> **AVAILABLE DATA**:
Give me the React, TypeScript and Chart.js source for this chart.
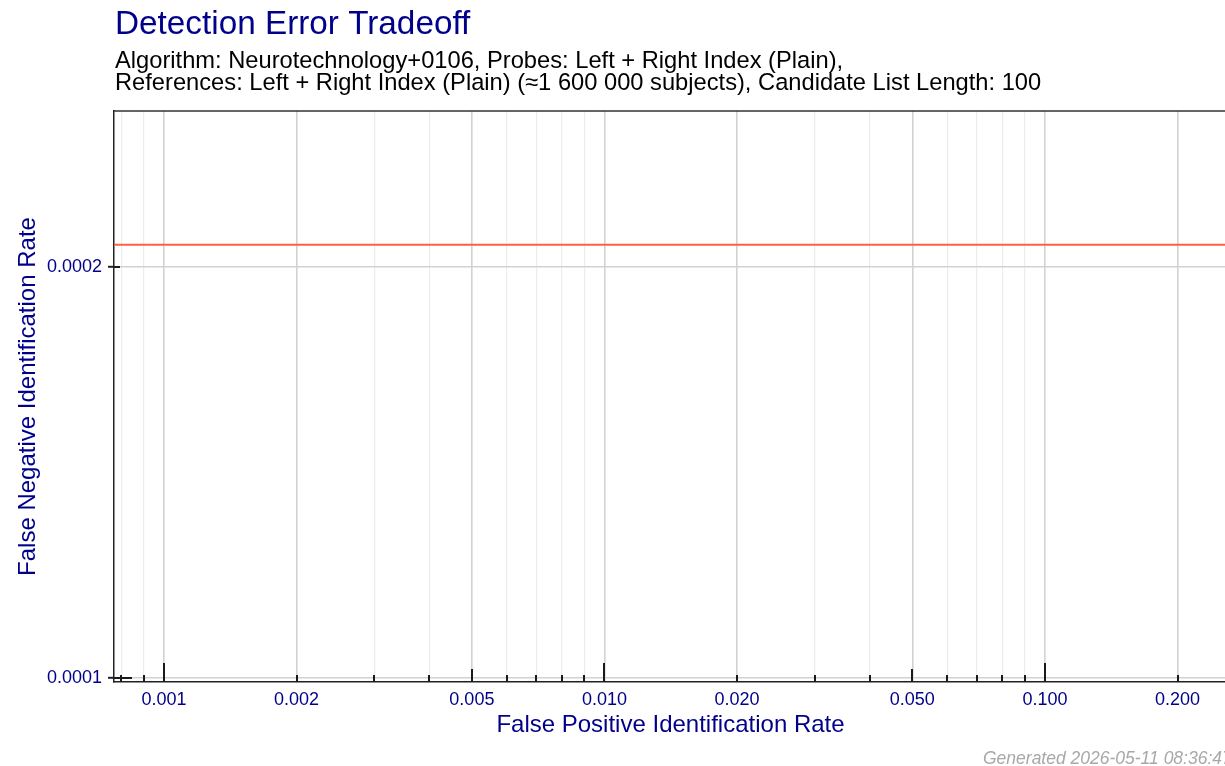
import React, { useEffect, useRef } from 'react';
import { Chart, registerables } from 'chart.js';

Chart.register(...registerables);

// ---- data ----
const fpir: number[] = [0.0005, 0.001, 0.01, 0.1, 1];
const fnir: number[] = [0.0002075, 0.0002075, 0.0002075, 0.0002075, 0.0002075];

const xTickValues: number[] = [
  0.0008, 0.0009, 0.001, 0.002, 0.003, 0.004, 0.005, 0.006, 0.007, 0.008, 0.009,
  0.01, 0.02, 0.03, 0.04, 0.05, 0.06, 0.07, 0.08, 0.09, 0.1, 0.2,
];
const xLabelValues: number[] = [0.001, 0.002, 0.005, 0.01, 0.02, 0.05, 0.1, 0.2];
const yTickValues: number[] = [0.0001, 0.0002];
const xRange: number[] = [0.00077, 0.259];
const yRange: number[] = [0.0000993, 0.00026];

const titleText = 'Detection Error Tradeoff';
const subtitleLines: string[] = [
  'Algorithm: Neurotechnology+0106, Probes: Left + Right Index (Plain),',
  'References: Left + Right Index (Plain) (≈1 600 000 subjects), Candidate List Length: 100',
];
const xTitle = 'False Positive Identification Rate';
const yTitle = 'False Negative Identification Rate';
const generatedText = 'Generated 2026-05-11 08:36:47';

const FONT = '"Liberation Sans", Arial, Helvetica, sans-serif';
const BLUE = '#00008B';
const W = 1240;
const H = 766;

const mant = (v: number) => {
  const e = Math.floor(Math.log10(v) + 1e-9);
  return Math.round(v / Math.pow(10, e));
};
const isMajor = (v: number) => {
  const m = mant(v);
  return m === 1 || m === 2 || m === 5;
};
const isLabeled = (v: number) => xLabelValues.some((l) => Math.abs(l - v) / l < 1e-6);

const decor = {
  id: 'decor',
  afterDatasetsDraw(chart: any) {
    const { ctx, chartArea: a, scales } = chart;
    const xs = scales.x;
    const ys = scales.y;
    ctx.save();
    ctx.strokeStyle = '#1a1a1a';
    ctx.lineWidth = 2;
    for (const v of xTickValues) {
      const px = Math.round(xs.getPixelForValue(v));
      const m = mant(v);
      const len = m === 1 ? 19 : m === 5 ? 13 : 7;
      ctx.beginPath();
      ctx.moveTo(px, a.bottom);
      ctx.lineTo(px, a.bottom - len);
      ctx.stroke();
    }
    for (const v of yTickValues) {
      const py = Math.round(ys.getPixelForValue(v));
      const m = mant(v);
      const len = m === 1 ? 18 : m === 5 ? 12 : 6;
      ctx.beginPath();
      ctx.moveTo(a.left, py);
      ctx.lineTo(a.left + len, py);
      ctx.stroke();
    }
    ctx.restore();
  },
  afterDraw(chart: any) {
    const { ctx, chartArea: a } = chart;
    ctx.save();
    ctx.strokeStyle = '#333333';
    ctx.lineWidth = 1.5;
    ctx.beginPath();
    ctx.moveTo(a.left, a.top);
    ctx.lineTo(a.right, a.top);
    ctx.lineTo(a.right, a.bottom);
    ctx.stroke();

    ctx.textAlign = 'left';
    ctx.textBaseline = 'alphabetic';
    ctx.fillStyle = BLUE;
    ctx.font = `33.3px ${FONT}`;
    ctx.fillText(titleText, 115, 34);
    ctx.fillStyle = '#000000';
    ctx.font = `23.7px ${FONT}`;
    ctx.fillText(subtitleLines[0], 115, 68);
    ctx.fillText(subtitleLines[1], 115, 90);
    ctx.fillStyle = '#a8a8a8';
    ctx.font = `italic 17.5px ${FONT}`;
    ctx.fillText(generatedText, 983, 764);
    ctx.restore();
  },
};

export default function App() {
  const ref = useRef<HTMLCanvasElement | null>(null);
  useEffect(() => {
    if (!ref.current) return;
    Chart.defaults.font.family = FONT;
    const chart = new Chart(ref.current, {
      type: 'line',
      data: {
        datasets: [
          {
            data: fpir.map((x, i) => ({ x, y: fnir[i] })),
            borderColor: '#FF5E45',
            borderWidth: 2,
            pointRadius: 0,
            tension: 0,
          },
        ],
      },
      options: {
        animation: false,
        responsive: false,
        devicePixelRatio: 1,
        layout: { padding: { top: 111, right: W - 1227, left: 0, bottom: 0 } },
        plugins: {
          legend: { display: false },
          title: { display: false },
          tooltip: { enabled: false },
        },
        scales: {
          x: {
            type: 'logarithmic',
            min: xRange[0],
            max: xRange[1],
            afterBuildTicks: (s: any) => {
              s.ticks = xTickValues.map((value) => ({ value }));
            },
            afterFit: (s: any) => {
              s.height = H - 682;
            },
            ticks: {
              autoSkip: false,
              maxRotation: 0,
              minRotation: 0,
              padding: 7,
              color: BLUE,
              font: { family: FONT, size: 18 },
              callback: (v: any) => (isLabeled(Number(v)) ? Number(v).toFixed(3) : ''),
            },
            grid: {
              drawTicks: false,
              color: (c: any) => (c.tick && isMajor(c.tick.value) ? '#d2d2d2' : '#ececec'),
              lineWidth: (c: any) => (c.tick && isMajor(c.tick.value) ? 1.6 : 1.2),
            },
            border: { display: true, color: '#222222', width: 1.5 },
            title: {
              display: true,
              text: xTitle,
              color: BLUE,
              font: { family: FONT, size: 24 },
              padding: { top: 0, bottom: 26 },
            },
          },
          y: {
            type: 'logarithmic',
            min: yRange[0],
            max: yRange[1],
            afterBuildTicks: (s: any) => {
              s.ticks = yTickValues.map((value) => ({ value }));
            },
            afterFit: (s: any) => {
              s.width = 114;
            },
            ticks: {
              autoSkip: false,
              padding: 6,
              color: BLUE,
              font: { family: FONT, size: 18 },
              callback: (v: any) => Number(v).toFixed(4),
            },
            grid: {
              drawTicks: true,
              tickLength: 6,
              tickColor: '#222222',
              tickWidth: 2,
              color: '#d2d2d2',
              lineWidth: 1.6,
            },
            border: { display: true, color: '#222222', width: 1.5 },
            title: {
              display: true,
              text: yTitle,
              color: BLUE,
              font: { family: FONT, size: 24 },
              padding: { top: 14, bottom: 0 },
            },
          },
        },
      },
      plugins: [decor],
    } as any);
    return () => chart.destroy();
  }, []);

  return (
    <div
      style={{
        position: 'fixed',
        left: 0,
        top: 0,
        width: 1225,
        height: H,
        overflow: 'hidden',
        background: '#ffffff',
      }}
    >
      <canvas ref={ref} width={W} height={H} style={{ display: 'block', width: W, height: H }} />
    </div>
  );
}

> **TASK GOAL**:
Repeat, word for word and with no pictures, only the lines running from the beginning of the data to the line that contains "const fnir: number[]".

> **RESULT**:
Give me the React, TypeScript and Chart.js source for this chart.
import React, { useEffect, useRef } from 'react';
import { Chart, registerables } from 'chart.js';

Chart.register(...registerables);

// ---- data ----
const fpir: number[] = [0.0005, 0.001, 0.01, 0.1, 1];
const fnir: number[] = [0.0002075, 0.0002075, 0.0002075, 0.0002075, 0.0002075];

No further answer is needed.